Difficulty does not support price - that is right - this happens because supply of bitcoin does not depend on difficulty (in long term). But when that supply is halved - then we can expect the price to go up.
Exactly. Bitcoin currently mints 7200 coins per day. At $1 USD that means a $7200 USD net inflow needs to come into the economy to avoid prices falling. Technically it is less than that because some % is hoarded but lets ignore than for a second..
Bitcoins are like any other commodity. Right now we are at $2.40 USD:BTC. If daily demand for Bitcoin is >$17,280 then more dollars are chasing the same number of coins and prices rise. If daily demand is <$17,280 then less dollars are chasing the same number of coins and prices fall.
Note this is on a long term fundamental basis excluding manipulation. So when the reward drops in half @ $2.40 it won't require a net inflow of $17K daily it will only require a ~$8K daily net inflow.
On price:
The reward cut may not result in prices rising but it will put upward pressure on prices.If prices rise or fall will depend on how much money is really coming into the economy. Prices are @ $2.40 but it is entirely possible than inflows are well below the $17,280. Maybe $8,000, maybe $2,000. The price could be artificially supported by a combination of hoarding and manipulation.
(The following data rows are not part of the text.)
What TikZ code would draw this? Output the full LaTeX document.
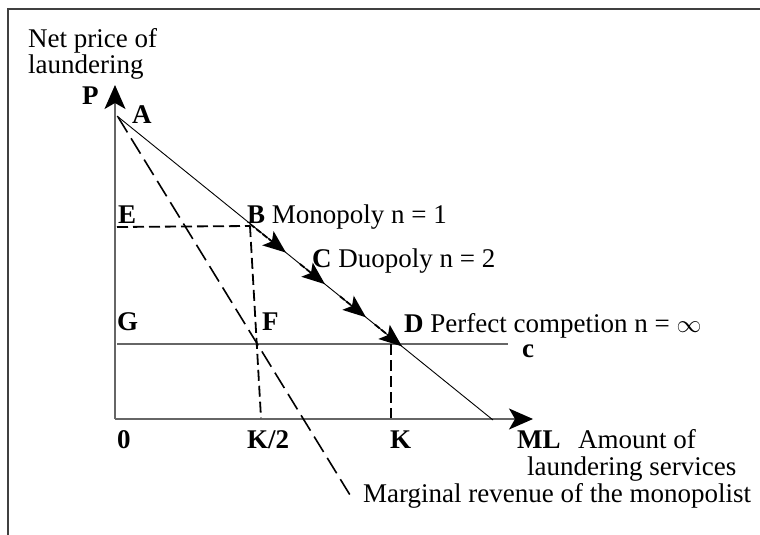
\documentclass[tikz,border=0pt]{standalone}
\usepackage{fontspec}
\setmainfont{Liberation Serif}
\usetikzlibrary{arrows.meta}
\begin{document}
\begin{tikzpicture}[x=1pt,y=-1pt,
  lbl/.style={anchor=base west,inner sep=0pt,font=\fontsize{27}{32}\selectfont},
  blbl/.style={lbl,font=\fontsize{27}{32}\selectfont\bfseries},
  axis/.style={draw=black!60,line width=1.5pt},
  bigtip/.style={-{Stealth[length=24pt,width=21pt,inset=6pt,color=black]}},
  movetip/.style={black,line width=1.8pt,dash pattern=on 6pt off 2pt,-{Stealth[length=23pt,width=18pt,inset=5pt]}},
  dline/.style={black,line width=1.8pt,dash pattern=on 11pt off 5pt},
  mrline/.style={black,line width=1.6pt,dash pattern=on 18pt off 7pt}]
\useasboundingbox (0,0) rectangle (760,535);
% frame
\coordinate (f1) at (8,540);
\coordinate (f2) at (8,9);
\coordinate (f3) at (765,9);
\draw[black!75,line width=2pt] (f1) -- (f2) -- (f3);
% key points
\coordinate (O) at (115,419);
\coordinate (Ptip) at (115,85);
\coordinate (Xtip) at (533,419);
\coordinate (A) at (117,116);
\coordinate (Dend) at (493,420);
\coordinate (B) at (250,226);
\coordinate (E) at (117,227);
\coordinate (G) at (117,344);
\coordinate (cend) at (508,344);
\coordinate (K2) at (261,418);
\coordinate (Dv) at (391,344);
\coordinate (K) at (391,418);
\coordinate (MRs) at (118,117);
\coordinate (MRe) at (350,495);
% axes
\draw[axis,bigtip] (O) -- (Ptip);
\draw[axis,bigtip] (O) -- (Xtip);
% cost line
\draw[axis] (G) -- (cend);
% demand
\draw[black,line width=0.9pt] (A) -- (Dend);
% dashed lines
\draw[dline] (E) -- (B);
\draw[dline] (B) -- (K2);
\draw[dline] (Dv) -- (K);
\draw[mrline] (MRs) -- (MRe);
% movement arrows along demand
\coordinate (m1s) at (250,224);
\coordinate (m1e) at (286,252.6);
\coordinate (m2s) at (300,264);
\coordinate (m2e) at (325,284.2);
\coordinate (m3s) at (340,296.3);
\coordinate (m3e) at (366,317.3);
\coordinate (m4s) at (375,324.6);
\coordinate (m4e) at (402,346.4);
\draw[movetip] (m1s) -- (m1e);
\draw[movetip] (m2s) -- (m2e);
\draw[movetip] (m3s) -- (m3e);
\draw[movetip] (m4s) -- (m4e);
% labels
\node[lbl] (t1) at (28,48) {Net price of};
\node[lbl] (t2) at (28,74) {laundering};
\node[blbl] (lP) at (82,104) {P};
\node[blbl] (lA) at (132,123) {A};
\node[blbl] (lE) at (118,223) {E};
\node[lbl] (lB) at (247,223) {\textbf{B} Monopoly n = 1};
\node[lbl] (lC) at (312,267) {\textbf{C} Duopoly n = 2};
\node[blbl] (lG) at (117,330) {G};
\node[blbl] (lF) at (262,330) {F};
\node[lbl] (lD) at (404,332) {\textbf{D} Perfect competion n = $\infty$};
\node[blbl] (lc) at (522,357) {c};
\node[blbl] (l0) at (117,448) {0};
\node[blbl] (lK2) at (247,448) {K/2};
\node[blbl] (lK) at (390,448) {K};
\node[blbl] (lML) at (517,448) {ML};
\node[lbl] (lAm) at (578,448) {Amount of};
\node[lbl] (lls) at (527,475) {laundering services};
\node[lbl] (lMR) at (363,502) {Marginal revenue of the monopolist};
\end{tikzpicture}
\end{document}
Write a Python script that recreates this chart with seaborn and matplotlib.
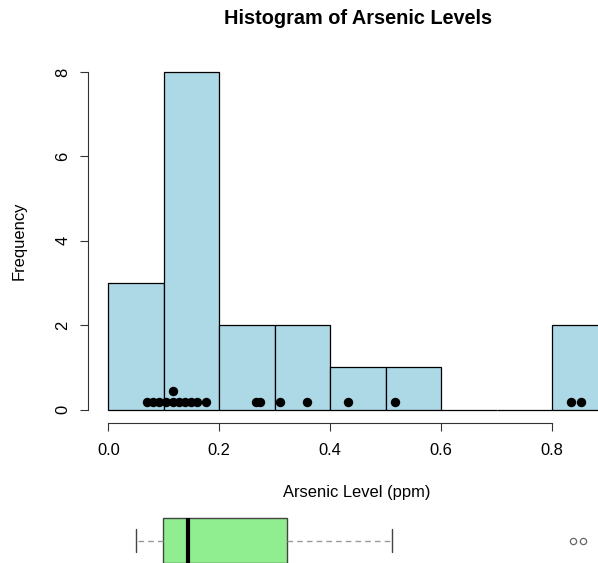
import numpy as np
import pandas as pd
import matplotlib
matplotlib.use("Agg")
import matplotlib.pyplot as plt
import seaborn as sns

# ---- data ----
arsenic = [0.070, 0.080, 0.092, 0.104, 0.117, 0.117, 0.127, 0.138, 0.149, 0.160, 0.176,
           0.267, 0.273, 0.310, 0.358, 0.433, 0.517, 0.834, 0.852]
breaks = [0.0, 0.1, 0.2, 0.3, 0.4, 0.5, 0.6, 0.7, 0.8, 0.9]
x_ticks = [0.0, 0.2, 0.4, 0.6, 0.8]
x_tick_labels = ["0.0", "0.2", "0.4", "0.6", "0.8"]
y_ticks = [0, 2, 4, 6, 8]
y_tick_labels = ["0", "2", "4", "6", "8"]
title = "Histogram of Arsenic Levels"
x_label = "Arsenic Level (ppm)"
y_label = "Frequency"

sns.set_style("white")
plt.rcParams["font.family"] = ["Liberation Sans", "DejaVu Sans"]
plt.rcParams["text.color"] = "black"

W, H = 598, 563
fig = plt.figure(figsize=(W / 100, H / 100), dpi=100)

def fx(px):
    return px / W

def fy(py):
    return 1 - py / H

# histogram panel (plot region extends past the right edge, as in the reference)
left_px, right_px, top_px, bot_px = 88.3, 627.5, 58.5, 423.0
ax = fig.add_axes([fx(left_px), fy(bot_px), fx(right_px - left_px), (bot_px - top_px) / H])

df = pd.DataFrame({"arsenic": arsenic})
sns.histplot(data=df, x="arsenic", bins=breaks, color="#ADD8E6", edgecolor="black",
             linewidth=0.9, alpha=1, ax=ax)

# stacked strip of the raw values
df["stack"] = df.groupby("arsenic").cumcount()
df["ypos"] = 0.17 + 0.28 * df["stack"]
sns.scatterplot(data=df, x="arsenic", y="ypos", color="black", s=46, linewidth=0,
                ax=ax, legend=False, zorder=5)

ax.set_xlim(-0.036, 0.936)
ax.set_ylim(-0.32, 8.32)
ax.set_xticks(x_ticks)
ax.set_xticklabels(x_tick_labels)
ax.set_yticks(y_ticks)
ax.set_yticklabels(y_tick_labels, rotation=90, va="center")
ax.set_xlabel("")
ax.set_ylabel("")
for side in ["top", "right"]:
    ax.spines[side].set_visible(False)
ax.spines["bottom"].set_bounds(0, 0.8)
ax.spines["left"].set_bounds(0, 8)
for side in ["bottom", "left"]:
    ax.spines[side].set_color("#333333")
    ax.spines[side].set_linewidth(0.8)
ax.tick_params(axis="both", direction="out", length=6, width=0.8, color="#333333",
               labelsize=11.9, labelcolor="black")
ax.tick_params(axis="x", pad=8.5, bottom=True)
ax.tick_params(axis="y", pad=7, left=True)
ax.grid(False)

fig.text(fx(357.8), fy(19), title, ha="center", va="center", fontsize=14.3,
         fontweight="bold", color="black")
fig.text(fx(356.5), fy(493), x_label, ha="center", va="center", fontsize=11.9,
         color="black")
fig.text(fx(19), fy(240.5), y_label, ha="center", va="center", rotation=90,
         fontsize=11.9, color="black")

# boxplot panel below (its own x scale)
bax = fig.add_axes([fx(left_px), fy(581), fx(right_px - left_px), 81 / H])
sns.boxplot(x=arsenic, orient="h", color="#90EE90", saturation=1, width=0.556,
            linecolor="#444444", linewidth=1.0, fliersize=4.5,
            medianprops={"color": "black", "linewidth": 3},
            whiskerprops={"color": "#999999", "linestyle": (0, (4, 3)), "linewidth": 1},
            capprops={"color": "#444444", "linewidth": 1},
            flierprops={"marker": "o", "markerfacecolor": "none",
                        "markeredgecolor": "#666666", "markeredgewidth": 0.9},
            ax=bax)
bax.set_xlim(-0.014, 0.930)
bax.set_ylim(0.5, -0.5)
bax.axis("off")

fig.savefig("out.png", dpi=100)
If net inflows actually are <$8,000 then prices would be expected to fall (from $2.40) even after the reward is cut. They simply would fall slower than if the reward wasn't cut. On the other hand if net inflows are >$8K even if prices are supported today by manipulation and hoarding they would be supported by the fundamentals after the reward cut.
Note:
Net inflows is what matters. Obviously there are a lot of coins not being traded, sold, or exchanged right now. That is the hanging sword. If a significant number of them were exchanged for fiat then outflows would significantly increase and the net effect would be insufficient fund flows to support prices.
Difficulty changes don't drive price because regardless of difficulty mining is zero sum game. x coins are produced each day at difficulty of 20M or difficulty of 0.2M. Personally I think difficulty is going to fall 30%-40% even before the reward cut both in anticipation of the cut (as we get closer) and because more miners will realize prices aren't going to $30 and mining for a loss simply doesn't make sense.
TL/DR version:OF COURSE REWARD RATE HAS AN EFFECT ON PRICE. Lets say Satoshi had made the block reward 50 million coins per block instead of 50. Does anyone think prices would be ~$2.0 each ($16 trillion monetary base today)? Yes block reward change in the future is less of an effect (because it doesn't influence the coins already created) but it still is an effect.